The Namibian Supreme Court found that the Respondents were not a “business carried on for gain or reward” and, therefore, were not subject to the provisions of the Namibian Act. As such, the Namibian Supreme Court overruled the High Court’s decision, leaving NAMAF and its members to continue the use of benchmark tariffs.

The South African Competition Tribunal (SACT) had similarly dealt with this issue in a series of Orders during the course of 2004 and 2005 (see the Hospital Association of South Africa and the Board of Healthcare Funders of Southern Africa). In this regard, the SACT found that the relevant medical schemes (the Respondents) fell within the ambit of the South African Competition Act 89 of 1998 (South African Act) and, accordingly, imposed an administrative penalty on the Respondents for “benchmarking tariffs”.

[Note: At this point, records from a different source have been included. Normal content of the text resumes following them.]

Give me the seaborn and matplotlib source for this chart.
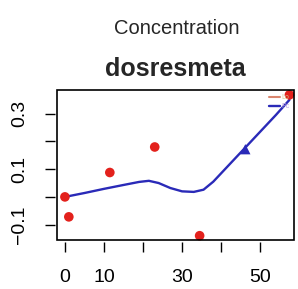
import numpy as np
import pandas as pd
import matplotlib
matplotlib.use("Agg")
import matplotlib.pyplot as plt
import seaborn as sns
from matplotlib.patches import Rectangle

# observed points (red)
obs_x = [0, 1, 11.5, 23, 34.5, 57.5]
obs_y = [0.0, -0.072, 0.088, 0.18, -0.14, 0.368]

# fitted curve (blue)
fit_x = [0, 5, 10, 15, 19, 21.5, 24, 27, 30, 33, 35.5, 38, 42, 46, 50, 54, 57.5]
fit_y = [0.0, 0.014, 0.029, 0.043, 0.054, 0.058, 0.05, 0.032, 0.02, 0.018, 0.026, 0.055, 0.115, 0.175, 0.235, 0.295, 0.35]

# single blue triangle
tri_x = [46.2]
tri_y = [0.172]

sns.set_style("white")
plt.rcParams['font.family'] = ['Liberation Sans', 'DejaVu Sans']

fig = plt.figure(figsize=(2.98, 2.89), dpi=100)
ax = fig.add_axes([0.191, 0.170, 0.796, 0.519])

sns.lineplot(x=fit_x, y=fit_y, ax=ax, color="#2a2ab8", lw=1.7, sort=False, label="Lo")
sns.scatterplot(x=obs_x, y=obs_y, ax=ax, color="#e3211c", s=48, edgecolor="none", zorder=3, clip_on=False)
sns.scatterplot(x=tri_x, y=tri_y, ax=ax, color="#2a2ab8", marker="^", s=55, edgecolor="none", zorder=3)
ax.plot([], [], color="#d9866e", lw=1.5, label="Pc")

h, l = ax.get_legend_handles_labels()
leg = ax.legend([h[1], h[0]], ["Lo", "Pc"], loc="upper right", fontsize=5, frameon=False,
                handlelength=1.6, borderaxespad=0.2, labelspacing=0.3, handletextpad=0.3)
for t, c in zip(leg.get_texts(), ["#d8c890", "#b8a0e0"]):
    t.set_color(c)

ax.set_xlim(-2.05, 58.7)
ax.set_ylim(-0.155, 0.386)
ax.set_xticks([0, 10, 20, 30, 40, 50])
ax.set_xticklabels(["0", "10", "", "30", "", "50"])
ax.set_yticks([-0.1, 0.0, 0.1, 0.2, 0.3])
ax.set_yticklabels(["\u22120.1", "", "0.1", "", "0.3"])

for s in ["left", "bottom"]:
    ax.spines[s].set_position(("outward", 1.5))
    ax.spines[s].set_visible(False)
for s in ["top", "right"]:
    ax.spines[s].set_visible(False)
ax.add_patch(Rectangle((0, 0), 1, 1, transform=ax.transAxes, fill=False,
                       lw=1.2, edgecolor="black", clip_on=False, zorder=5))

ax.tick_params(axis="both", which="both", direction="out", length=7.5, width=1,
               colors="black", labelsize=14, left=True, bottom=True)
ax.tick_params(axis="y", pad=12, labelrotation=90)
for t in ax.get_yticklabels():
    t.set_va("center")
ax.tick_params(axis="x", pad=12)

ax.set_title("dosresmeta", fontsize=18, fontweight="bold", pad=10)
fig.text(0.593, 0.903, "Concentration", ha="center", va="center", fontsize=14.5)

fig.savefig("out.png", dpi=100)
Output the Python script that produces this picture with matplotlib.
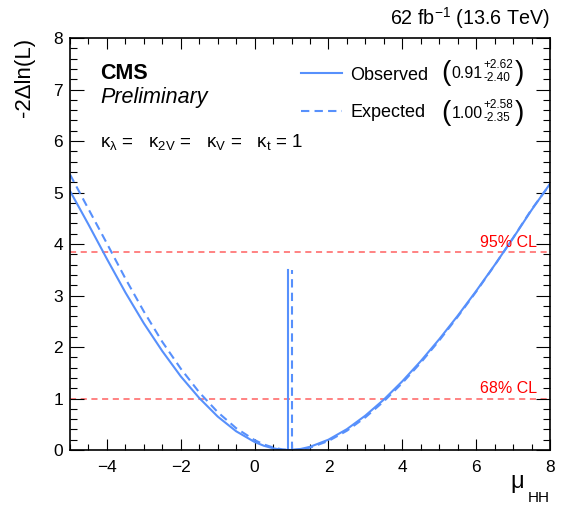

In its consent orders, the South African Competition Commission (SACC), despite mentioning that the Respondents were “an association incorporated not for gain in terms of the company laws in South Africa”, held that the Respondents are an association of firms that “determines, recommends and published tariffs to and/or for its members; and which recommendations has the effect of fixing a purchase price

Furthermore, the SACC, condemned the ‘benchmarking tariffs system’ put in place by the Respondents and argued, despite the fact that the health care professionals were still largely free to determine their own fees, publishing these recommendations amounted to price-fixing which is a per se contravention in terms of section 4(1)(b) of the South African Competition Act.

Accordingly, the differing approaches in Namibia and South Africa come down to the interpretation of what entities fall within the umbrella of the respective Competition Acts.